I was intrigued to see how innovative his plan was and started researching online. While Israeli business owners have something to look forward to until he is elected, small-business owners in the UK, US, Australia, and Europe are already enjoying government support.
While researching I came across an interesting figure: according to an Irish Central Bank report, the European average rejection rate for small business loans is 25%, and in some countries (like Ireland and Greece) it even reaches 50%. I also learned about one European country that is able to keep those rates low with a special banking model.
The German government operates a state-owned investment ban, called the KFW. It was founded in 1948 to promote the industrial rebuilding of a country wrecked by the Second World War. Today it is the sixth biggest bank in Germany, and it is one of the largest capital issuers in Europe.
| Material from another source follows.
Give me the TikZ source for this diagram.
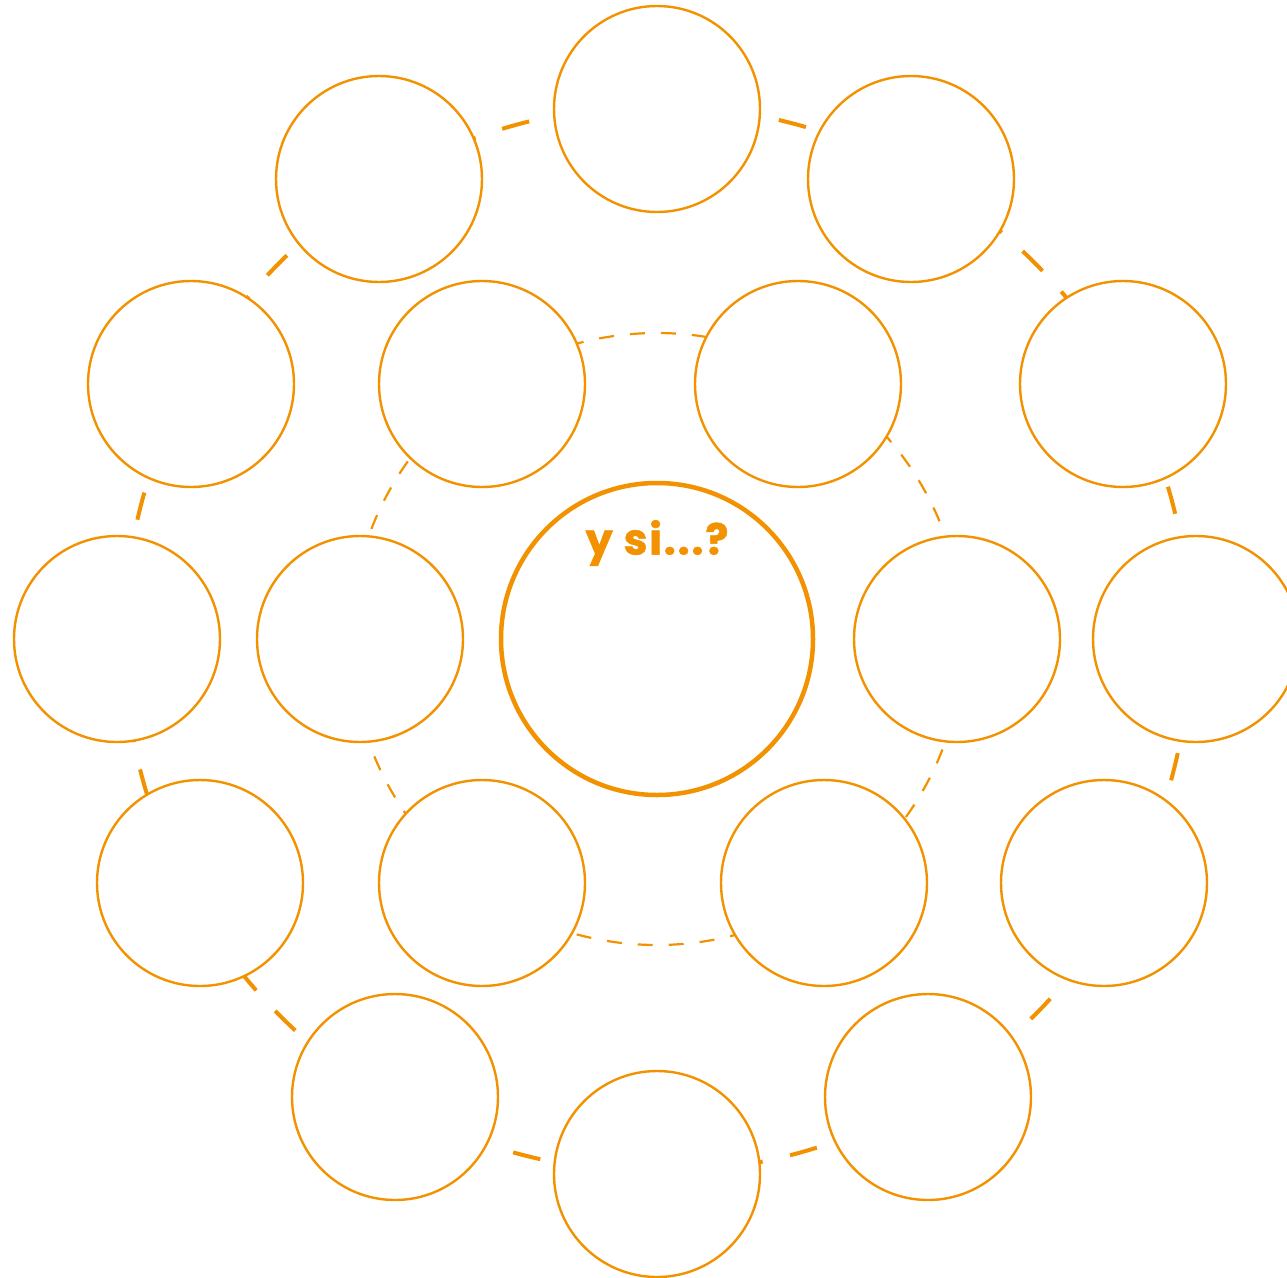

How does it work? Corporate customers contact their own private bank for financing. The private bank then forwards the lender’s application to KFW, which then assesses the project to check if it complies with the KFW’s key strategic targets: promoting SMEs, entrepreneurialism, clean-technology, nationally important infrastructure projects, and international project finance. The private bank can then re-finance the loan at favorable rates because of its government guarantee and its access not only to the capital markets but also to federal budgets. This system has proved so successful that a recent statement by the UK’s business secretary suggests that the Bank of London is considering copying the German model.
While the banking system in Europe is still on the ropes, someone needs to hold out a helping hand to small businesses. In an era where banks are reluctant to finance small businesses (especially ones that are in the startup phase), governments that step up to the plate gain growth and stability even in hard times.